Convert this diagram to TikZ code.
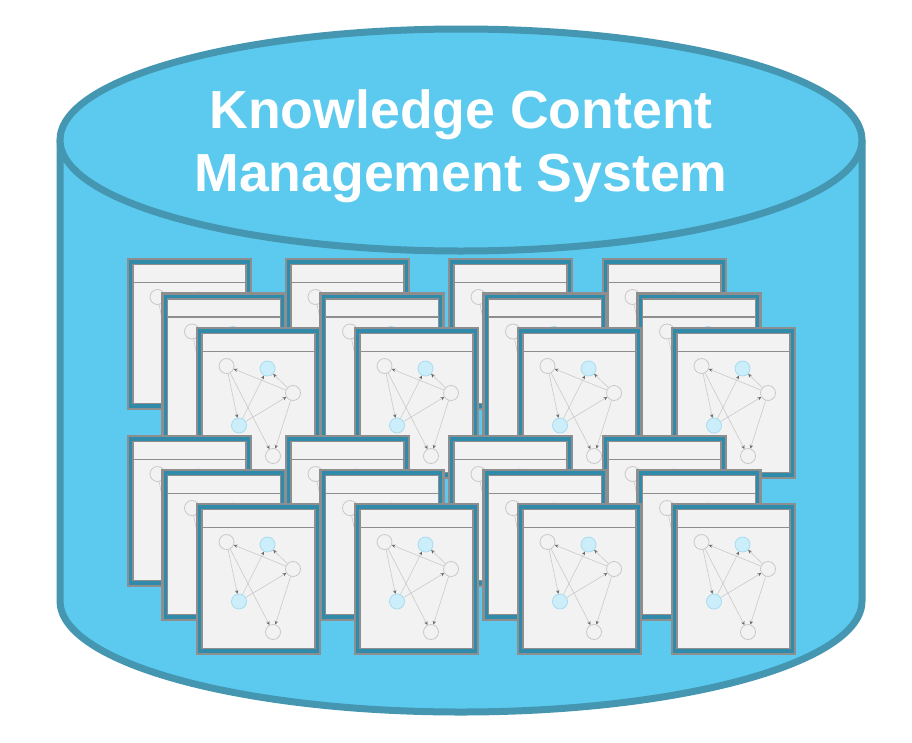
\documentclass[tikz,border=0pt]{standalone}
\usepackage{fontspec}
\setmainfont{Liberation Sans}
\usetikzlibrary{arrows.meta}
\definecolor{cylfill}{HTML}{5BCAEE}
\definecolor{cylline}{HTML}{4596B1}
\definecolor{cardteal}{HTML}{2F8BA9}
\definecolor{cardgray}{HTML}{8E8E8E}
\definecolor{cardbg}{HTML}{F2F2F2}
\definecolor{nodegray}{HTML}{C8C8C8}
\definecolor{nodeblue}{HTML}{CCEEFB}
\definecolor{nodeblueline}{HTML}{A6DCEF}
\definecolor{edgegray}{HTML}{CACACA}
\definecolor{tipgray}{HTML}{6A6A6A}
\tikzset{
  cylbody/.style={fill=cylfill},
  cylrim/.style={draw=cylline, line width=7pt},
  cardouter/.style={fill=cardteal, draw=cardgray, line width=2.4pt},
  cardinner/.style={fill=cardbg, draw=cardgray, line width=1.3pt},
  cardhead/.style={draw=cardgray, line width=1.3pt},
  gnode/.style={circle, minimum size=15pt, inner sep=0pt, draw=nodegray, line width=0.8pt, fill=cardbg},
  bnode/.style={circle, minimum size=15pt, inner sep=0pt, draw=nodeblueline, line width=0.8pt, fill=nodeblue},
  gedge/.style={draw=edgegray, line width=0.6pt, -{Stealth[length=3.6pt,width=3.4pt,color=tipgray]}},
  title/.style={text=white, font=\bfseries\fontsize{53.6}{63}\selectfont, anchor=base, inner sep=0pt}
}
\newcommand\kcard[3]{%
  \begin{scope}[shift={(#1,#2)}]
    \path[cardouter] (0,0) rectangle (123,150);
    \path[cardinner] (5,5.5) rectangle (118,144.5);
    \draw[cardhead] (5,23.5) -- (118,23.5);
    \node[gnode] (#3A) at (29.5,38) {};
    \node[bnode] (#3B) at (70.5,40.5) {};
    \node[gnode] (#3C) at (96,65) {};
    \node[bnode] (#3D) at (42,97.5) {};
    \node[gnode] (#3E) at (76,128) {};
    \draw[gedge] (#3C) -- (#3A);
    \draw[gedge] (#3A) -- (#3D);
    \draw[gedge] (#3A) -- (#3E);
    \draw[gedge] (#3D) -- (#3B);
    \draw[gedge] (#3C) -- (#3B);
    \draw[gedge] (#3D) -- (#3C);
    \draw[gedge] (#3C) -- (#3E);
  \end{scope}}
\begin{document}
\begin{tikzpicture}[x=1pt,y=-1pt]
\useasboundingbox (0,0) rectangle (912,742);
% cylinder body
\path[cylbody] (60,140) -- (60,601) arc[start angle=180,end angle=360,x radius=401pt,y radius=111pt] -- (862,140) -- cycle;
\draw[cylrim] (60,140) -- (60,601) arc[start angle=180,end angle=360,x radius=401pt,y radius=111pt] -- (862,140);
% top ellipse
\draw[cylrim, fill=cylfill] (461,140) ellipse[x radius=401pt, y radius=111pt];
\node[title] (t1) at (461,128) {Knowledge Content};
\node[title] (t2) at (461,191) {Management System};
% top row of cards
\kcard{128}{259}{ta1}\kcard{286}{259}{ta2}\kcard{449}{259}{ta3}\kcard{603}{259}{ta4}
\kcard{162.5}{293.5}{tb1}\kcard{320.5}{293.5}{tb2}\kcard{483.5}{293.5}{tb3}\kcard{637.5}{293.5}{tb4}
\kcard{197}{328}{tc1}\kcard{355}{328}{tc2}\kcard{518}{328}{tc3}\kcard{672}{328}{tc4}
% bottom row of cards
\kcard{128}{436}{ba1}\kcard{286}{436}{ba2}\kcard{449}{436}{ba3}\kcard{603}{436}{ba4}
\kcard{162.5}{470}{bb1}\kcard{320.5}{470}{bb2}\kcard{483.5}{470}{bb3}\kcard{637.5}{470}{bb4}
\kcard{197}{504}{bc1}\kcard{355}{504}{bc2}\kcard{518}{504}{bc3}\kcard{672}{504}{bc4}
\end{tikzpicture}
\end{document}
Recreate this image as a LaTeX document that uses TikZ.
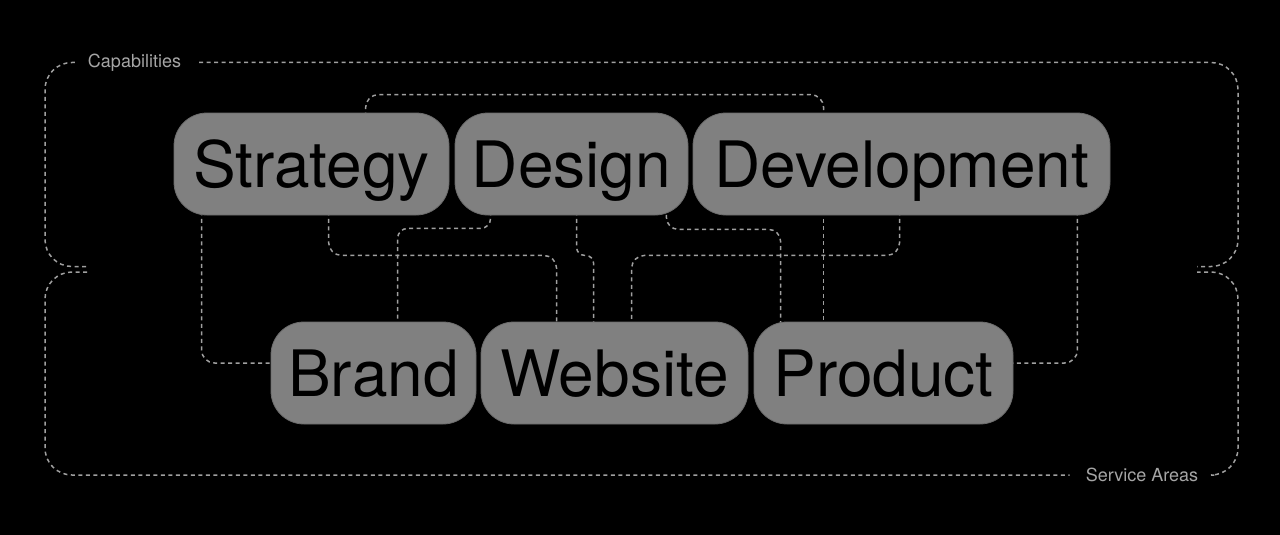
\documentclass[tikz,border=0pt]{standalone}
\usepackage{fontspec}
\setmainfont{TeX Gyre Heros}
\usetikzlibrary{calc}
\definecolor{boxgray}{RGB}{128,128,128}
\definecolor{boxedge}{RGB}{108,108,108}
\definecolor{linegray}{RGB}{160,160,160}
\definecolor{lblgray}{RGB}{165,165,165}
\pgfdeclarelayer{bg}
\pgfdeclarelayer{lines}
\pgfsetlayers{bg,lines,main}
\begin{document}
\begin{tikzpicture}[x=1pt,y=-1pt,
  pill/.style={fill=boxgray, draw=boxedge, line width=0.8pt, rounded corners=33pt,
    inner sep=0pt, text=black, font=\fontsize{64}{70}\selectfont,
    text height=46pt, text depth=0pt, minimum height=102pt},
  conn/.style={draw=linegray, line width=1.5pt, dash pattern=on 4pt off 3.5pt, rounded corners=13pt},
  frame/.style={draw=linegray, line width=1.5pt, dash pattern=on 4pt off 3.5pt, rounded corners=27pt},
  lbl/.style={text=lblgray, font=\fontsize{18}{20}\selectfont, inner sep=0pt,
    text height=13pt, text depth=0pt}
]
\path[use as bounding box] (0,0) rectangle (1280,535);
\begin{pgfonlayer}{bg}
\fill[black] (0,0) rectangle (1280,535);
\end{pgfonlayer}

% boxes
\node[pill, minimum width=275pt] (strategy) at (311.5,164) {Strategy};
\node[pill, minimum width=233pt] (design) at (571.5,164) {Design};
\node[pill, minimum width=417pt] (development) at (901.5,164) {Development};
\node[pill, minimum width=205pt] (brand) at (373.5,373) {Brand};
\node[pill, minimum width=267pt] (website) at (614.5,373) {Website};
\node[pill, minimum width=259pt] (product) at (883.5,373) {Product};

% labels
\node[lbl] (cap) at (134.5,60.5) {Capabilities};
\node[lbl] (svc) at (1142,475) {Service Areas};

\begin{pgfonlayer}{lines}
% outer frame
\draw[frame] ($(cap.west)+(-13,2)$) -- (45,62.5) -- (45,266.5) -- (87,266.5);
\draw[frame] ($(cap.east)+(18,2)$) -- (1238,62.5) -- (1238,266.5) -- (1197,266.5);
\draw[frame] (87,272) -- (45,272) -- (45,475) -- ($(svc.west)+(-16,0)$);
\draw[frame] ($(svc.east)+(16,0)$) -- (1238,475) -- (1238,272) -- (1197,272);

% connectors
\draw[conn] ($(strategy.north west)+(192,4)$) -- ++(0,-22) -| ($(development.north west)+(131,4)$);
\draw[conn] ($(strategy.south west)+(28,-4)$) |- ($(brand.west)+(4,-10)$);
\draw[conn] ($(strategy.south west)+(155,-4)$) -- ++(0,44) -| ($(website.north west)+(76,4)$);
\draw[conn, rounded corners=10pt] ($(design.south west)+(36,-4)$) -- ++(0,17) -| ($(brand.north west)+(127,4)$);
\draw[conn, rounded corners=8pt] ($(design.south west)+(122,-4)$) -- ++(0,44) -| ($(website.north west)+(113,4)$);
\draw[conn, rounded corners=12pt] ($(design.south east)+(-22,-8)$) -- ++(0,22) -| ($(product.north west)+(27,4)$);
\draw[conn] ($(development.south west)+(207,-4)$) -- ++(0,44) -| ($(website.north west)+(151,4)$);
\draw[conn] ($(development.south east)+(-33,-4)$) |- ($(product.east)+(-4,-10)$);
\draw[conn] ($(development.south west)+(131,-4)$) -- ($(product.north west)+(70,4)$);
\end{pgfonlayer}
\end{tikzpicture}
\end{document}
..........
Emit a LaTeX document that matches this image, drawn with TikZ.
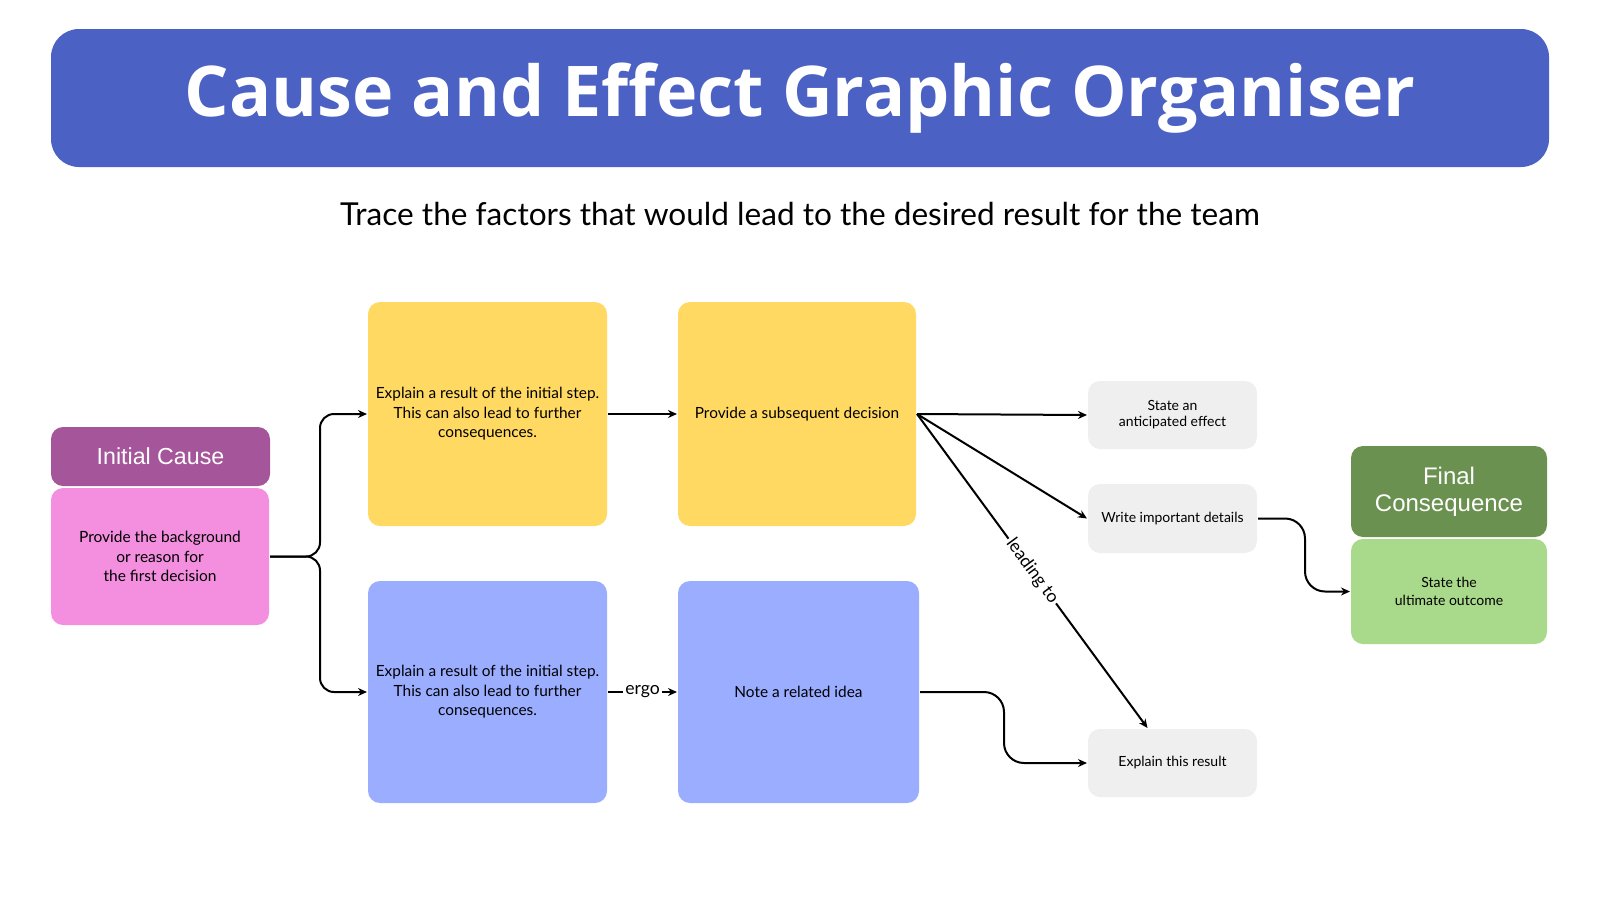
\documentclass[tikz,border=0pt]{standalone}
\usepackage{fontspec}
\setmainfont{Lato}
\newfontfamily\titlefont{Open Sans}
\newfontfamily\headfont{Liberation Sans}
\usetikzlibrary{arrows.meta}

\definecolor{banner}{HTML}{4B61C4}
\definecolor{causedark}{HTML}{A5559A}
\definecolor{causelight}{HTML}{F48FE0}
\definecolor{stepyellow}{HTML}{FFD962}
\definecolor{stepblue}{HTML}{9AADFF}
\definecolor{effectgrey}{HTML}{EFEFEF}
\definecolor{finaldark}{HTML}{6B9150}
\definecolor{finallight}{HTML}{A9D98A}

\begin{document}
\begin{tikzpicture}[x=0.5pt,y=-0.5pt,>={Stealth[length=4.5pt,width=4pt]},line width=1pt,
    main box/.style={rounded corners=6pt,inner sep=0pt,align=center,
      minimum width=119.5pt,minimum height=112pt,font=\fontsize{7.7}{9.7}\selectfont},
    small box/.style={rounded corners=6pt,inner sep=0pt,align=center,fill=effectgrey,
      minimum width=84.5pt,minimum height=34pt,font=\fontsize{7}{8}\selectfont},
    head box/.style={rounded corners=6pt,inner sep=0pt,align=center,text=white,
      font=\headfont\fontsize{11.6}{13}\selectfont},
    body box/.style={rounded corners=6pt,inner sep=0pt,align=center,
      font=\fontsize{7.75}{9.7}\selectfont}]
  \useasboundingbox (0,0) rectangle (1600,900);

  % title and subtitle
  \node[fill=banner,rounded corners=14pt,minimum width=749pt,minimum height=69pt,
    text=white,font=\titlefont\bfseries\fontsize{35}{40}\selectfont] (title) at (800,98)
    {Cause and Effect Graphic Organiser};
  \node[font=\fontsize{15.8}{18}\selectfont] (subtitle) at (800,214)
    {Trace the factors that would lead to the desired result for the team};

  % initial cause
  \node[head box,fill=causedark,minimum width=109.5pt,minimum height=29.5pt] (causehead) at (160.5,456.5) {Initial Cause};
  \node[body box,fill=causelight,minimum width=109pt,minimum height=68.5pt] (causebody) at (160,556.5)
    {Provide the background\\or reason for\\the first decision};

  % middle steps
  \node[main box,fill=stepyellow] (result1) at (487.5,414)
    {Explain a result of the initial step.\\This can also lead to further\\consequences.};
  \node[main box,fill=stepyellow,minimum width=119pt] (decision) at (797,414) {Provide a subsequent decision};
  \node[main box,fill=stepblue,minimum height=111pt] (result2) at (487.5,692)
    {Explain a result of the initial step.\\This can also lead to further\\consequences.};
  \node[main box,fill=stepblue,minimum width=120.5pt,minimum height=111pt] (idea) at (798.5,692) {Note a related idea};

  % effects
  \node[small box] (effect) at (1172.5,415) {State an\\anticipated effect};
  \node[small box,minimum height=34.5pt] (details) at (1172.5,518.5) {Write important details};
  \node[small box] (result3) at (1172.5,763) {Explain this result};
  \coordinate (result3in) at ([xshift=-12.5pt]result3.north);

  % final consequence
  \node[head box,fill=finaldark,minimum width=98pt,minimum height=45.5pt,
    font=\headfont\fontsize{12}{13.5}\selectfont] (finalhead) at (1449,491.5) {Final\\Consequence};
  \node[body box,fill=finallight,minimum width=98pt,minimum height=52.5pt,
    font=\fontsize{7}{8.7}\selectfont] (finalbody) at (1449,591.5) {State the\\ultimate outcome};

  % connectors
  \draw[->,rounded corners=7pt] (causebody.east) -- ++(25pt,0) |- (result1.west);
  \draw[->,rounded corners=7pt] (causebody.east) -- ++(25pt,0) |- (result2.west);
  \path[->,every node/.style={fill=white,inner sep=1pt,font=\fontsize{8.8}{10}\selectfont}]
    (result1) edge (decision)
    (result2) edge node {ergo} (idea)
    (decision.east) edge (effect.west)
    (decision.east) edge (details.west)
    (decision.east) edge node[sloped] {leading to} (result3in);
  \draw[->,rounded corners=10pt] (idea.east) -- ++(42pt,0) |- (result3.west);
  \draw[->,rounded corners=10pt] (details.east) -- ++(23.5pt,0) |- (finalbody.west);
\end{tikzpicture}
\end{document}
..........
■ Required work: Check each line of the data above for the string "that", then report how many lines have it, with no other words.

■ Task answer: 3